I support the amendment in the name of the noble and learned Lord, Lord Thomas; I do so because the impartiality and independence of the Boundary Commission assumes greater importance if automaticity of the implementation of the commission’s findings is accepted under this Bill. I readily accept that the Government understand this, as the Minister pointed out so clearly in Committee. If that is so, it surely makes sense to consider ways to strengthen the impartiality and independence of the commission to meet these new circumstances. The three proposals put forward by the noble and learned Lord, Lord Thomas, in this amendment to achieve this are simple and straightforward and he explained them comprehensively in moving the amendment.

The appointment of the deputy chairman by the head of the judiciary, rather than a political Minister, is a reversion to the practice before 2005, when the nature of the Lord Chancellor’s role changed. It brings England, Wales, Scotland and Northern Ireland into line. It would significantly reduce the scope for accusations of political interference, whether real or perceived, in the future.

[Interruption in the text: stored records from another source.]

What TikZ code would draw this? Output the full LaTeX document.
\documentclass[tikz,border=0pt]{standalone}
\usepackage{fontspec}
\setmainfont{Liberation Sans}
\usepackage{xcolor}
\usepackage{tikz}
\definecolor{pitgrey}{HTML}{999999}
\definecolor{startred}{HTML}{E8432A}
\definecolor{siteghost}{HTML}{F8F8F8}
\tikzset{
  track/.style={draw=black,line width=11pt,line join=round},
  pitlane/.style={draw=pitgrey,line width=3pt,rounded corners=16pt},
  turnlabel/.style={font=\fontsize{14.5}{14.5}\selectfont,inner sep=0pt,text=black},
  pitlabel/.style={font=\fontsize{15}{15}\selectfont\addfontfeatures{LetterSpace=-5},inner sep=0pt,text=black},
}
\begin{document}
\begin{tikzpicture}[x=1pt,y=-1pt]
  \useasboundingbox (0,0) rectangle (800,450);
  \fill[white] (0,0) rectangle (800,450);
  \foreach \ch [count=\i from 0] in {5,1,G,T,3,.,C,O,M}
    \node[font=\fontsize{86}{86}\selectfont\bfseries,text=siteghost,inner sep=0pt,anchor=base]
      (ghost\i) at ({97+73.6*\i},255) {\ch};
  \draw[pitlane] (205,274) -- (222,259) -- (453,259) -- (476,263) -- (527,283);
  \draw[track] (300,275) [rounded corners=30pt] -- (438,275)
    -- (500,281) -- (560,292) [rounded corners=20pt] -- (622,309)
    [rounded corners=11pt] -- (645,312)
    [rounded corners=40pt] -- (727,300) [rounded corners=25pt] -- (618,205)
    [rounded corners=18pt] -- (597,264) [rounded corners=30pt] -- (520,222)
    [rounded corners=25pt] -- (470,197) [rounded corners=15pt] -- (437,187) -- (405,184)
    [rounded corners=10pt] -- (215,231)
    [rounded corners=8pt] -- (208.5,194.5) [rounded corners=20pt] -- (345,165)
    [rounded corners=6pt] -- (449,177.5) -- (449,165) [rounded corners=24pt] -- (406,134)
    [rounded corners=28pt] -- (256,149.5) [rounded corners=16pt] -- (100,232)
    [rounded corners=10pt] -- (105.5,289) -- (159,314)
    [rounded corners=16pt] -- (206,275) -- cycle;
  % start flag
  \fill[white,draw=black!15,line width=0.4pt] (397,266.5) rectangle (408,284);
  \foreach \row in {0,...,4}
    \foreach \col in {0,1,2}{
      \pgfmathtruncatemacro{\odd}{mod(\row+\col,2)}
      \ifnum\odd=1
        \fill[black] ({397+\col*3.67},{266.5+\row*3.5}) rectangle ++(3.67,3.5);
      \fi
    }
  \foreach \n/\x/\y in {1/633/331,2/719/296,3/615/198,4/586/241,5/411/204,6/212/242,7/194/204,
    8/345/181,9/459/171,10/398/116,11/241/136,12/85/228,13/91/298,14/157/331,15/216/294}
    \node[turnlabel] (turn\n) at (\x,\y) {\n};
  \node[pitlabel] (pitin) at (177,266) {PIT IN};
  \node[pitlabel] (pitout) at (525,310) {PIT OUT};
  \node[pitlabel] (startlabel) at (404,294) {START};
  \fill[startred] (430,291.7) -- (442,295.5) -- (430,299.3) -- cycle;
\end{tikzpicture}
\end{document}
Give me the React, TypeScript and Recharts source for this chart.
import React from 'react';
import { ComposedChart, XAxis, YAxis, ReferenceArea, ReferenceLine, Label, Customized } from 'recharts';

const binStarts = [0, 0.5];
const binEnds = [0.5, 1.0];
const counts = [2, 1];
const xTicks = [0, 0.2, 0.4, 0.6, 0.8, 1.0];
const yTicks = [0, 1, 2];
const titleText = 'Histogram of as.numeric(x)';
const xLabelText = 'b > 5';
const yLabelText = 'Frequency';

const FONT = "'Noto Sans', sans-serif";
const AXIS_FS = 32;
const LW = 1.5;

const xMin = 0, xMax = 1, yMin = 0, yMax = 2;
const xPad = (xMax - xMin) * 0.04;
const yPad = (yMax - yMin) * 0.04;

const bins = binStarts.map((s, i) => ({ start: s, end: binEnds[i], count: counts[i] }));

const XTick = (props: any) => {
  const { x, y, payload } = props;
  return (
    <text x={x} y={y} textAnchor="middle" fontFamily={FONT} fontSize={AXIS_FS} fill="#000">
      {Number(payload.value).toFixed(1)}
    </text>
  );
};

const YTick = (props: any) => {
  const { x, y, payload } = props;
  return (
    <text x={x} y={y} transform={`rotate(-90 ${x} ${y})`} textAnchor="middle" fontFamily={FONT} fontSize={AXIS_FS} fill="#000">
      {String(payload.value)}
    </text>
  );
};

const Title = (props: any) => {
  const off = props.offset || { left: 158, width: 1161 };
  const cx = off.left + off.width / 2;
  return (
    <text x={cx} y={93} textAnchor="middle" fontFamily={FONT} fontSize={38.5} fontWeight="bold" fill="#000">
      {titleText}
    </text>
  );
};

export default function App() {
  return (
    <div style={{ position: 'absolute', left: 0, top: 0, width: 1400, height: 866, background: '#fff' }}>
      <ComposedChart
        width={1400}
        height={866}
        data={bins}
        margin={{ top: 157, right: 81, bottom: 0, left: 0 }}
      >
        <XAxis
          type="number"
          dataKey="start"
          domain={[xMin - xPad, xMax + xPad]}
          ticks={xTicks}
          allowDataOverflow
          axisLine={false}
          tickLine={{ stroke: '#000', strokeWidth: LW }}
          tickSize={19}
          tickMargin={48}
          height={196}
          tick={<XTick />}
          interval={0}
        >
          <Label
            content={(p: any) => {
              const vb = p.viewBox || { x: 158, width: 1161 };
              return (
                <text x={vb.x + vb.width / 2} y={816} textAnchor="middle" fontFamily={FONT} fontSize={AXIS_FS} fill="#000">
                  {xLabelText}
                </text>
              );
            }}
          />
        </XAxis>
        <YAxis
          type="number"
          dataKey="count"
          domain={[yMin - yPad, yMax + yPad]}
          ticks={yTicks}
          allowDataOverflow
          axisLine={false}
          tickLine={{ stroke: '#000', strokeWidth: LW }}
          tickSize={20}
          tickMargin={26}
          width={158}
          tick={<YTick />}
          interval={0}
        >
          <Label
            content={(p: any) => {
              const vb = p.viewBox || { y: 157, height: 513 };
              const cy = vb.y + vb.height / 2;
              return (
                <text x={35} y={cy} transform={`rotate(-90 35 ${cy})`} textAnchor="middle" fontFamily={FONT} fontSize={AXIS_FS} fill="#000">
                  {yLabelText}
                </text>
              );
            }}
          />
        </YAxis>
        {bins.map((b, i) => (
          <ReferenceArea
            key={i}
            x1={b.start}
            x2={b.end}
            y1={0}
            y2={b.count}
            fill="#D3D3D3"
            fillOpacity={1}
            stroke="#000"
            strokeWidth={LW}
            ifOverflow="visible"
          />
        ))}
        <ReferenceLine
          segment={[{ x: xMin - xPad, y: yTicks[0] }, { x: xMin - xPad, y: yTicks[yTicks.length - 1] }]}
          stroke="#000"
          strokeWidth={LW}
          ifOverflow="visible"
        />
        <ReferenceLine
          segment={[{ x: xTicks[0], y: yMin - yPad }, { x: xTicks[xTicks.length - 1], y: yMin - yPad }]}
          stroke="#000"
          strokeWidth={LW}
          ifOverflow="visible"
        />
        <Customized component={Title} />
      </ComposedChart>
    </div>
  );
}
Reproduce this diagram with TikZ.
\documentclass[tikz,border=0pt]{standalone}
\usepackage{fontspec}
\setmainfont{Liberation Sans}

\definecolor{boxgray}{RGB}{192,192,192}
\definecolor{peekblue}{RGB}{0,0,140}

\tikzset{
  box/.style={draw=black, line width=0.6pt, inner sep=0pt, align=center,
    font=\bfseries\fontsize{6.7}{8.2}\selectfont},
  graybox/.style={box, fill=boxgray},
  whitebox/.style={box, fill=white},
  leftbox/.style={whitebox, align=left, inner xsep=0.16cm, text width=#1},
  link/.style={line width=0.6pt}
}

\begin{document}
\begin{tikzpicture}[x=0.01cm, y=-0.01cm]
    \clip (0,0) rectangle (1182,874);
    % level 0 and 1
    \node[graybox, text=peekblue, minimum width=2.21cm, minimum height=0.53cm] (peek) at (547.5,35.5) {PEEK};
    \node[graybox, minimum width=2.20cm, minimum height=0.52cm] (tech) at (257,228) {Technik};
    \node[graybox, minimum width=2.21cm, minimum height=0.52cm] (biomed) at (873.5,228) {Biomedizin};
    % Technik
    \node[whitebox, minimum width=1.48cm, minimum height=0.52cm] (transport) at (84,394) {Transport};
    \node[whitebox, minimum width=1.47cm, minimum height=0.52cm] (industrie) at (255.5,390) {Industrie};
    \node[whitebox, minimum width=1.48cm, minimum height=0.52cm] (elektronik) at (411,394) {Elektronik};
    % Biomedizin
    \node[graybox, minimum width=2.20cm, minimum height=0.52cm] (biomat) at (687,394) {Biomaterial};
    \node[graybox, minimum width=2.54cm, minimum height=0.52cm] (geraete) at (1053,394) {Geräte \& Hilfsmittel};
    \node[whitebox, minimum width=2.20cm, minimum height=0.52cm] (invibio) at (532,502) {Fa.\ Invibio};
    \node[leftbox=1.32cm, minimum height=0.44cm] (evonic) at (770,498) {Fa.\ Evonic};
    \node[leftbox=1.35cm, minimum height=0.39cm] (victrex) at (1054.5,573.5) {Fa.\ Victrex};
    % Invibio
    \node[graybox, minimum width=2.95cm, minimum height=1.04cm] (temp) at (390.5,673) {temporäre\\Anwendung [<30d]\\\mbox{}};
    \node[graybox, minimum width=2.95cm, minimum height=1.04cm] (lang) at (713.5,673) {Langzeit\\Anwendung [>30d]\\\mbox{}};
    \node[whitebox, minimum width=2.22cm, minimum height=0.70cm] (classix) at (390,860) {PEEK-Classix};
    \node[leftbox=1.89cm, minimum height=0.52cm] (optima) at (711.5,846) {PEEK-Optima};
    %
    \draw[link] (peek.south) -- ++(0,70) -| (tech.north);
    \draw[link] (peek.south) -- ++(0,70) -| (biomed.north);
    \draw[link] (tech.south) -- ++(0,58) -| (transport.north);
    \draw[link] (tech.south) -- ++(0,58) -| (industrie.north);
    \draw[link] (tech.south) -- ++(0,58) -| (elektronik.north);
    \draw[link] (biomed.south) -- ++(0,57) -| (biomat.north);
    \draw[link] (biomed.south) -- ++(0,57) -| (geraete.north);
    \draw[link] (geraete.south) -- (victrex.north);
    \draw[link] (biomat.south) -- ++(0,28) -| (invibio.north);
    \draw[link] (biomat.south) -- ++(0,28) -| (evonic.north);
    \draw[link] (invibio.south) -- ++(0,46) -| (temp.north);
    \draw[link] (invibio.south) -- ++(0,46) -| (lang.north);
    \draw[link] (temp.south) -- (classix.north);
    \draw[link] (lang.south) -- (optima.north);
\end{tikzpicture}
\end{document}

Changing the appointments process to one more akin to judicial appointments follows the same logic. It is not a criticism of the public appointments system but a recognition that appointing members of the Boundary Commissions must be seen to be in a special and quasi-judicial category. They are crucial arbiters of the integrity of our electoral system. The introduction of non-renewable terms of appointment merely brings these appointments to the Boundary Commissions into line with other constitutional and political watchdogs and regulators.

As has been said, this is about reality and, above all, perception. We are talking about small changes aimed at strengthening the real and perceived impartiality of those who define the framework of our electoral system. We are talking about small changes, but they are changes that might increase trust in elections, politics and the way we are governed. I strongly support this amendment.